_TASK INSTRUCTIONS_
Only lines holding the string "this" are wanted; copy each one from the material.

── MATERIAL FOR THE TASK ──

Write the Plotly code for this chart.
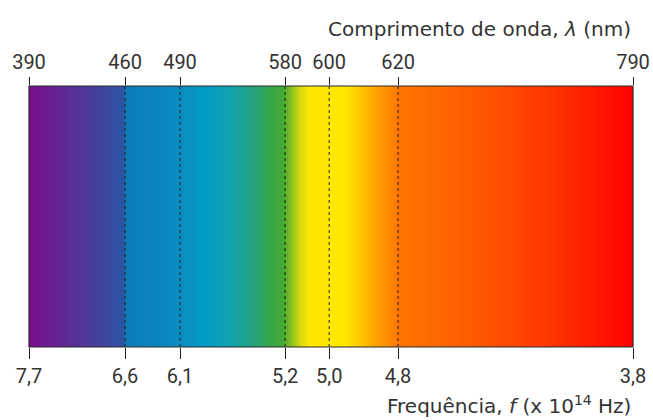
import numpy as np
import plotly.graph_objects as go

# spectrum bands (schematic, not to scale)
wavelength_nm = ["390", "460", "490", "580", "600", "620", "790"]
frequency_1e14 = ["7,7", "6,6", "6,1", "5,2", "5,0", "4,8", "3,8"]
band_pos = [0.0, 0.159, 0.25, 0.424, 0.497, 0.611, 1.0]

# colour stops along the strip
stop_pos = [0.0, 0.051, 0.118, 0.156, 0.161, 0.25, 0.291, 0.333, 0.366, 0.399,
            0.422, 0.435, 0.449, 0.465, 0.523, 0.548, 0.573, 0.601, 0.614,
            0.697, 0.78, 0.879, 1.0]
stop_col = ["#7a0e8e", "#622592", "#40449c", "#2c55a4", "#0b7db6", "#0a8cc0",
            "#009dc4", "#12a2b0", "#22a185", "#36a64c", "#46aa32", "#8cc020",
            "#d4d810", "#ffe600", "#ffe800", "#ffc800", "#ffa400", "#ff8400",
            "#ff7400", "#ff6400", "#ff4e00", "#ff3000", "#ff0000"]

grid = np.linspace(0, 1, 604)

fig = go.Figure()
fig.add_trace(go.Heatmap(
    x=grid, y=[0, 1], z=[grid, grid],
    colorscale=list(zip(stop_pos, stop_col)),
    zmin=0, zmax=1, showscale=False, hoverinfo="skip"))
# invisible trace to attach the top axis
fig.add_trace(go.Scatter(x=[0, 1], y=[0, 0], xaxis="x2", mode="markers",
                         marker=dict(opacity=0), showlegend=False, hoverinfo="skip"))

# dotted separators
for p in band_pos[1:-1]:
    fig.add_shape(type="line", x0=p, x1=p, y0=0, y1=1, xref="x", yref="y",
                  line=dict(color="rgba(40,30,40,0.85)", width=1.2, dash="dot"))
fig.add_shape(type="rect", x0=0, x1=1, y0=0, y1=1, xref="paper", yref="paper",
              line=dict(color="#2a2a2a", width=1.2))

tickfont = dict(family="Roboto", size=20, color="#333333")
titlefont = dict(family="DejaVu Sans", size=20, color="#333333")
fig.update_layout(
    width=653, height=420,
    margin=dict(l=29, r=20, t=86, b=73, autoexpand=False),
    paper_bgcolor="white", plot_bgcolor="white",
    showlegend=False,
    xaxis=dict(range=[0, 1], tickvals=band_pos, ticktext=frequency_1e14,
               ticks="outside", ticklen=11, tickwidth=1.3, tickcolor="#222",
               showgrid=False, zeroline=False, showline=False, automargin=False,
               tickfont=tickfont, ticklabelstandoff=0),
    xaxis2=dict(range=[0, 1], tickvals=band_pos, ticktext=wavelength_nm,
                overlaying="x", side="top", anchor="y",
                ticks="outside", ticklen=8, tickwidth=1.3, tickcolor="#222",
                showgrid=False, zeroline=False, showline=False, automargin=False,
                tickfont=tickfont, ticklabelstandoff=0),
    yaxis=dict(range=[0, 1], visible=False, fixedrange=True, automargin=False),
)

fig.add_annotation(text="Comprimento de onda, <i>λ</i> (nm)", xref="paper", yref="paper",
                   x=1.0, y=1, yshift=57, xanchor="right", yanchor="middle",
                   showarrow=False, font=titlefont)
fig.add_annotation(text="Frequência, <i>f</i> (x 10<sup>14</sup> Hz)", xref="paper", yref="paper",
                   x=1.0, y=0, yshift=-58, xanchor="right", yanchor="middle",
                   showarrow=False, font=titlefont)

# page has a default body margin; drop it so the figure sits at the window origin
fig.write_html("out.html", config={"displayModeBar": False},
               post_script="document.body.style.margin='0';")
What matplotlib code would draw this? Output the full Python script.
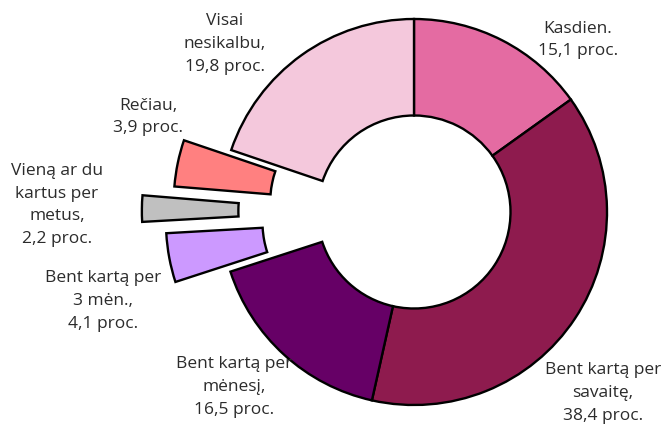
import matplotlib
matplotlib.use("Agg")
import matplotlib.pyplot as plt

# shares, clockwise from the top
labels = ["Kasdien.\n15,1 proc.",
          "Bent kartą per\nsavaitę,\n38,4 proc.",
          "Bent kartą per\nmėnesį,\n16,5 proc.",
          "Bent kartą per\n3 mėn.,\n4,1 proc.",
          "Vieną ar du\nkartus per\nmetus,\n2,2 proc.",
          "Rečiau,\n3,9 proc.",
          "Visai\nnesikalbu,\n19,8 proc."]
values = [15.1, 38.4, 16.5, 4.1, 2.2, 3.9, 19.8]
colors = ["#E46BA2", "#8E1B4E", "#660066", "#CC99FF", "#C0C0C0", "#FF8080", "#F4C8DC"]
explode = [0, 0, 0, 0.29, 0.41, 0.25, 0]

# label anchor points in pixels (centre of text block)
label_pos = [(578, 40), (603, 393), (234, 387), (103, 301), (57, 205), (148, 117), (225, 44)]

W, H = 667, 427
fig = plt.figure(figsize=(W / 100, H / 100), dpi=100)
ax = fig.add_axes([0, 0, 1, 1])

R = 193.0
cx, cy = 414.0, 213.0

ax.pie(values, colors=colors, explode=explode, startangle=90, counterclock=False,
       radius=1, wedgeprops=dict(width=0.5, edgecolor="black", linewidth=1.7))
ax.set_aspect("auto")
ax.set_xlim(-cx / R, (W - cx) / R)
ax.set_ylim(-(H - cy) / R, cy / R)
ax.axis("off")

for txt, (px, py) in zip(labels, label_pos):
    fig.text(px / W, 1 - py / H, txt, ha="center", va="center", fontsize=12.5,
             family="Open Sans", color="#2b2b2b", linespacing=1.55)

fig.savefig("out.png", dpi=100)
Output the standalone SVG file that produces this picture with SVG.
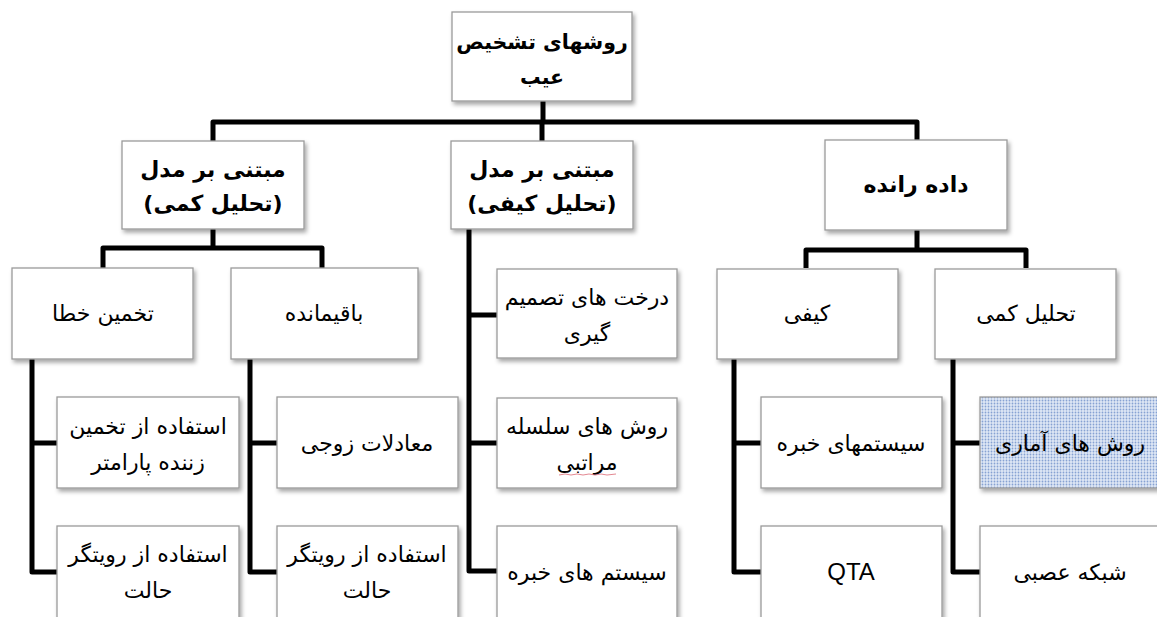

───

_WORKED SOLUTION_
Write the Plotly code for this chart.
What matplotlib code would draw this? Output the full Python script.
Output the standalone SVG file that produces this picture with SVG.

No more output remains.